State Department spokeswoman Heather Nauert defended Grenell’s and Friedman’s remarks as a matter of free speech.

“Our ambassadors advocate for American interests abroad,” she told reporters. “Each ambassador has his/her own personality and style. The challenge is to leverage that in the most effective way.”

But the incidents have reopened a long-running debate on the merit of the United States having so many political appointees in the diplomatic corps. Roughly a third of all U.S. ambassadors are political, chosen mostly because of their ties to the president or because they are big campaign donors. No other industrialized country in the world has so many political appointees.

Many political appointees become accomplished, admired envoys. But professional diplomats say the inexperience of some ambassadors causes embarrassing and damaging flaps that career diplomats rarely make.

Some State Department officials who have served in both Democratic and Republican administrations say colleagues and ambassadors who have come in with the Trump administration often are more resistent to advice from the career diplomats because they consider Foggy Bottom a bastion of liberal, “deep state” values. Others say only a handful of political appointees are dismissive of the briefings they undergo from experts in their region before they leave for posts.

“They are indicative of people who see themselves as the ambassador of Donald Trump as opposed to being the ambassador to the United States,” said Barbara Bodine, a former U.S. ambassador in the Middle East who is now with Georgetown University. “They reflect the attitude and viewpoint of the president, but not necessarily the long-term interests of the United States.”

All prospective ambassadors go through three weeks of training, known colloquially as charm school, before heading to the field. It includes ethnical considerations, security arrangements and managing an embassy staff. Political appointees also go through an extra three-day course to familiarize them with the State Department, an organization filled with confusing acronyms.

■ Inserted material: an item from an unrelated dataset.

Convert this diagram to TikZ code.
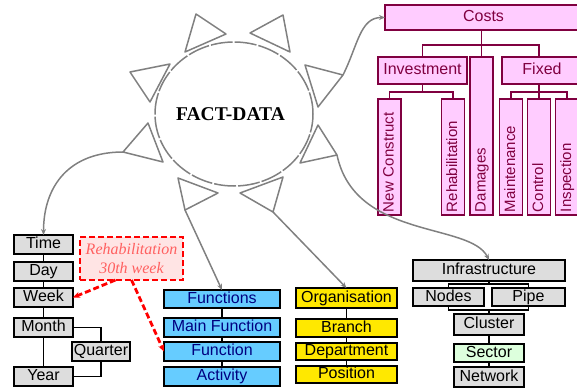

“If you have internalized your role as an ambassador, you’d know not to make comments like that,” Bodine said. “If you haven’t internalized where the lines are, and not just what’s appropriate but what’s effective, you’re not going to know when what you’re saying is going to cause offense.”

G. Philip Hughes, who was ambassador to several Caribbean island states during the administration of George H.W. Bush, said political and career diplomats in every administration make missteps, but they rarely get the coverage given to representatives of the Trump administration.

“I can think of examples of career foreign service officers who garnered shocking headlines locally for things they said publicly in speeches,” he said. “Ambassadors say controversial things all the time.”

“An ambassador wouldn’t be the first human being who answered a question on the spur of the moment that he later regretted or wished he’d said differently. It’s not the end of the world.”